We used a simple anchor motif-based algorithm (SAMBA) to identify 299 epitope candidates potentially presented by the HLA class I molecule B*08:01. Candidates were found in 77 of 98 unique HHV-6B proteins. From peptide-expanded T cell lines, we obtained CD8 T cell clones against 20 candidates. We tested whether T cell clones recognized HHV-6-infected cells. This was the case for 16 epitopes derived from 12 proteins from all phases of the viral replication cycle. Epitopes were enriched in certain amino acids flanking the peptide.

Ex vivo analysis of eight healthy donors with HLA-peptide multimers showed that the strongest responses were directed against an epitope from IE-2, with a median frequency of 0.09% of CD8 T cells. Reconstitution of T cells specific for this and other HHV-6 epitopes was also observed after allogeneic hematopoietic stem cell transplantation.

We conclude that HHV-6 induces CD8 T cell responses against multiple antigens of diverse functional classes. Most antigens against which CD8 T cells can be raised are presented by infected cells. Ex vivo multimer staining can directly identify HHV-6-specific T cells. These results will advance development of immune monitoring, adoptive T cell therapy, and vaccines.

PLOS Pathogens said:
Author summary
This paper deals with the immune response to a very common virus, called human herpesvirus 6 (HHV-6). Most people catch HHV-6 in early childhood, which often leads to a disease known as three-day fever. Later in life, the virus stays in the body, and an active immune response is needed to prevent the virus from multiplying and causing damage.

It is suspected that HHV-6 contributes to autoimmune diseases and chronic fatigue. Moreover, patients with severely weakened immune responses, for example after some forms of transplantation, clearly have difficulties controlling HHV-6, which puts them at risk of severe disease and shortens their survival.

This can potentially be prevented by giving them HHV-6-specific "killer" CD8 T cells, which are cells of the immune system that destroy body cells harboring the virus. However, little is known so far about such T cells.

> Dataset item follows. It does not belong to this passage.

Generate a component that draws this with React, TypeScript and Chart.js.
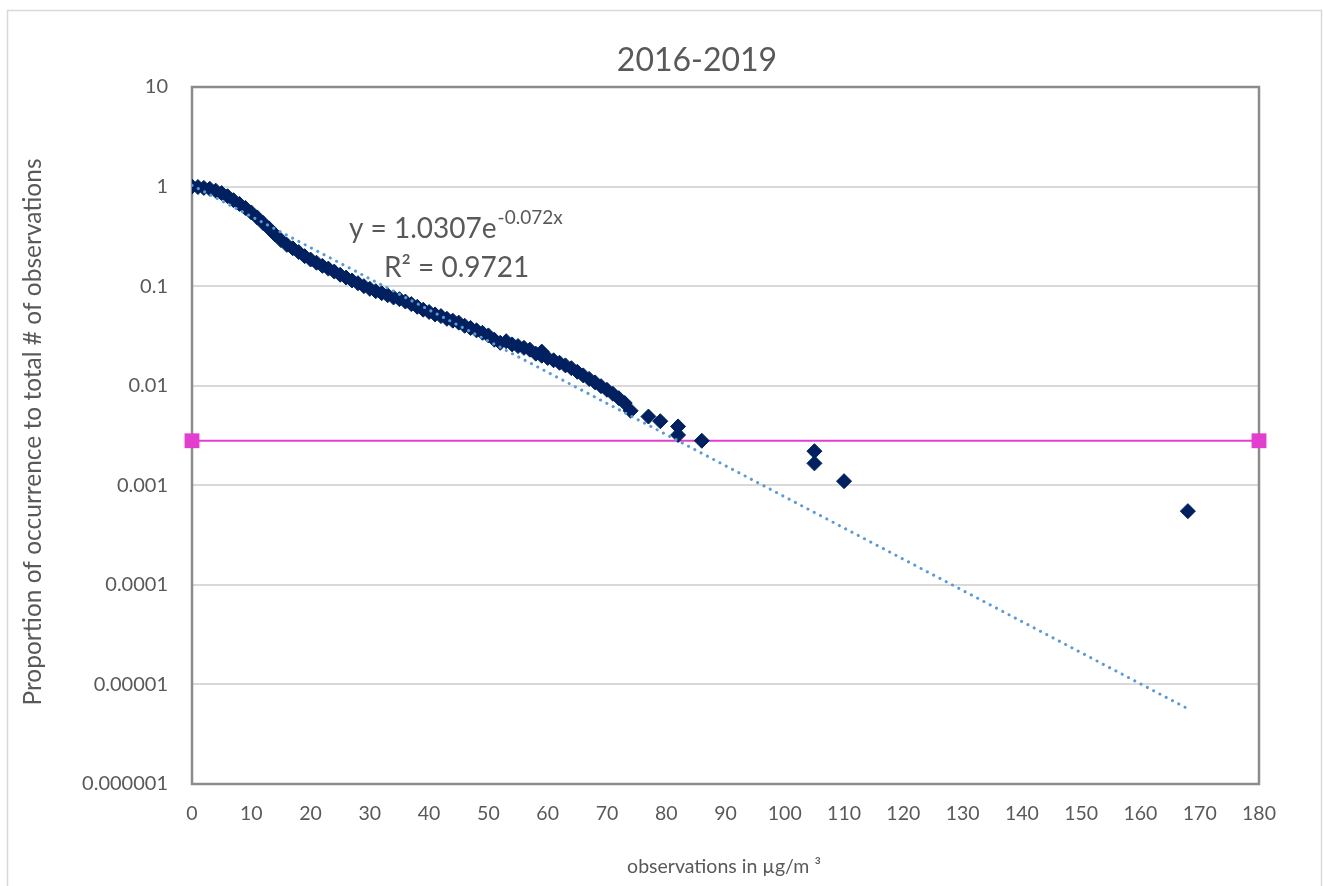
import React, { useEffect, useRef } from 'react';
import { Chart, registerables } from 'chart.js';

Chart.register(...registerables);

// Observations (µg/m³) and proportion of occurrence
const obsX = [
  0, 1, 2, 3, 4, 5, 6, 7, 8, 9,
  10, 11, 12, 13, 14, 15, 16, 17, 18, 19,
  20, 21, 22, 23, 24, 25, 26, 27, 28, 29,
  30, 31, 32, 33, 34, 35, 36, 37, 38, 39,
  40, 41, 42, 43, 44, 45, 46, 47, 48, 49,
  50, 51, 52, 53, 54, 55, 56, 57, 58, 59,
  59, 60, 61, 62, 63, 64, 65, 66, 67, 68,
  69, 70, 71, 72, 73, 74, 77, 79, 82, 82,
  86, 105, 105, 110, 168,
];
const obsY = [
  1.0, 0.99, 0.97, 0.95, 0.91, 0.86, 0.8, 0.73, 0.67, 0.61,
  0.55, 0.49, 0.43, 0.38, 0.33, 0.29, 0.26, 0.24, 0.22, 0.2,
  0.185, 0.172, 0.16, 0.15, 0.14, 0.13, 0.122, 0.114, 0.107, 0.1,
  0.094, 0.089, 0.085, 0.081, 0.077, 0.074, 0.07, 0.066, 0.062, 0.058,
  0.055, 0.052, 0.05, 0.047, 0.045, 0.043, 0.04, 0.038, 0.036, 0.034,
  0.032, 0.029, 0.027, 0.028, 0.026, 0.025, 0.024, 0.023, 0.021, 0.022,
  0.02, 0.019, 0.018, 0.017, 0.016, 0.015, 0.0138, 0.0127, 0.0117, 0.0108,
  0.0099, 0.0091, 0.0083, 0.0075, 0.0067, 0.0056, 0.0049, 0.0044, 0.0039, 0.0032,
  0.0028, 0.0022, 0.00166, 0.0011, 0.00055,
];

// Exponential trendline y = 1.0307e^(-0.072x), endpoints
const trendX = [0, 168];
const trendY = [1.0307, 0.0000057];

// Horizontal reference line
const limitX = [0, 180];
const limitY = [0.0028, 0.0028];

const yTickValues = [0.000001, 0.00001, 0.0001, 0.001, 0.01, 0.1, 1, 10];
const yTickLabels = ['0.000001', '0.00001', '0.0001', '0.001', '0.01', '0.1', '1', '10'];

const titleText = '2016-2019';
const xTitle = 'observations in µg/m ³';
const yTitle = 'Proportion of occurrence to total # of observations';
const eqMain = 'y = 1.0307e';
const eqSup = '-0.072x';
const eqR2 = 'R² = 0.9721';

const FONT = 'Lato, "Open Sans", sans-serif';
const GRAY = '#595959';

const decorPlugin = {
  id: 'decor',
  beforeDraw(chart: any) {
    const ctx = chart.ctx;
    ctx.save();
    ctx.fillStyle = '#ffffff';
    ctx.fillRect(0, 0, chart.width, chart.height);
    ctx.strokeStyle = '#d9d9d9';
    ctx.lineWidth = 1.5;
    ctx.strokeRect(7.5, 10.5, chart.width - 9, chart.height + 20);
    ctx.restore();
  },
  beforeDatasetsDraw(chart: any) {
    const { ctx, chartArea } = chart;
    ctx.save();
    ctx.strokeStyle = '#8c8c8c';
    ctx.lineWidth = 2.5;
    ctx.strokeRect(chartArea.left, chartArea.top, chartArea.right - chartArea.left, chartArea.bottom - chartArea.top);
    ctx.restore();
  },
  afterDraw(chart: any) {
    const { ctx, chartArea } = chart;
    ctx.save();
    ctx.fillStyle = GRAY;
    ctx.textBaseline = 'middle';
    // Title
    ctx.font = `32px ${FONT}`;
    ctx.textAlign = 'center';
    ctx.fillText(titleText, 697, 61);
    // X axis title
    ctx.font = `19.5px ${FONT}`;
    ctx.fillText(xTitle, 724, 867);
    // Y axis title
    ctx.save();
    ctx.translate(33, 432);
    ctx.rotate(-Math.PI / 2);
    ctx.font = `24.5px ${FONT}`;
    ctx.fillText(yTitle, 0, 0);
    ctx.restore();
    // Equation
    ctx.textAlign = 'left';
    ctx.font = `28px ${FONT}`;
    ctx.fillText(eqMain, 349, 229);
    const w = ctx.measureText(eqMain).width;
    ctx.font = `19px ${FONT}`;
    ctx.fillText(eqSup, 349 + w + 1, 218);
    ctx.font = `28px ${FONT}`;
    ctx.fillText(eqR2, 384, 268);
    ctx.restore();
  },
};

export default function App() {
  const canvasRef = useRef<HTMLCanvasElement | null>(null);

  useEffect(() => {
    document.body.style.margin = '0';
    const canvas = canvasRef.current;
    if (!canvas) return;
    const toPts = (xs: number[], ys: number[]) => xs.map((x, i) => ({ x, y: ys[i] }));

    const chart = new Chart(canvas, {
      type: 'scatter',
      data: {
        datasets: [
          {
            type: 'line',
            label: 'Expon. trend',
            data: toPts(trendX, trendY),
            borderColor: '#5b9bd5',
            borderWidth: 3,
            borderDash: [0.1, 7],
            borderCapStyle: 'round',
            pointRadius: 0,
            fill: false,
            order: 0,
          } as any,
          {
            label: 'Observations',
            data: toPts(obsX, obsY),
            pointStyle: 'rectRot',
            pointRadius: 7.5,
            pointBackgroundColor: '#002060',
            pointBorderColor: '#002060',
            pointBorderWidth: 1,
            order: 1,
          } as any,
          {
            type: 'line',
            label: 'Limit',
            data: toPts(limitX, limitY),
            borderColor: '#e23fd0',
            borderWidth: 2,
            pointStyle: 'rect',
            pointRadius: 10.5,
            pointBackgroundColor: '#e23fd0',
            pointBorderColor: '#e23fd0',
            pointBorderWidth: 0,
            fill: false,
            clip: false,
            order: 2,
          } as any,
        ],
      },
      options: {
        responsive: false,
        animation: false,
        events: [],
        layout: { padding: { left: 7, top: 87, right: 64, bottom: 0 } },
        plugins: {
          legend: { display: false },
          title: { display: false },
          tooltip: { enabled: false },
        },
        scales: {
          x: {
            type: 'linear',
            min: 0,
            max: 180,
            ticks: {
              stepSize: 10,
              color: GRAY,
              font: { family: FONT, size: 19.5 },
              padding: 18,
              maxRotation: 0,
            },
            grid: { display: false, drawTicks: false },
            border: { display: false },
            afterFit: (scale: any) => {
              scale.height = 102;
            },
          },
          y: {
            type: 'logarithmic',
            min: 0.000001,
            max: 10,
            afterBuildTicks: (scale: any) => {
              scale.ticks = yTickValues.map((v) => ({ value: v }));
            },
            ticks: {
              color: GRAY,
              font: { family: FONT, size: 20 },
              padding: 24,
              callback: (value: any) => {
                const i = yTickValues.findIndex((v) => Math.abs(v - value) / v < 1e-6);
                return i >= 0 ? yTickLabels[i] : '';
              },
            },
            grid: { color: '#d9d9d9', lineWidth: 2, drawTicks: false },
            border: { display: false },
            afterFit: (scale: any) => {
              scale.width = 185;
            },
          },
        },
      } as any,
      plugins: [decorPlugin],
    });

    return () => {
      chart.destroy();
    };
  }, []);

  return (
    <div style={{ width: 1323, height: 886 }}>
      <canvas ref={canvasRef} width={1323} height={886} style={{ display: 'block' }} />
    </div>
  );
}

Here, we describe 16 new structures that CD8 T cells can use to recognize and kill HHV-6-infected cells.

We show that very different viral proteins can furnish such structures. We also observe that such T cells are regularly present in healthy people and in transplant patients who control the virus. Our results will help develop therapies of disease due to HHV-6.
There is also a separate thread on a news article covering related research:

Note that the news article says "Chronic Fatigue Syndrome", while the actual paper says "chronic fatigue".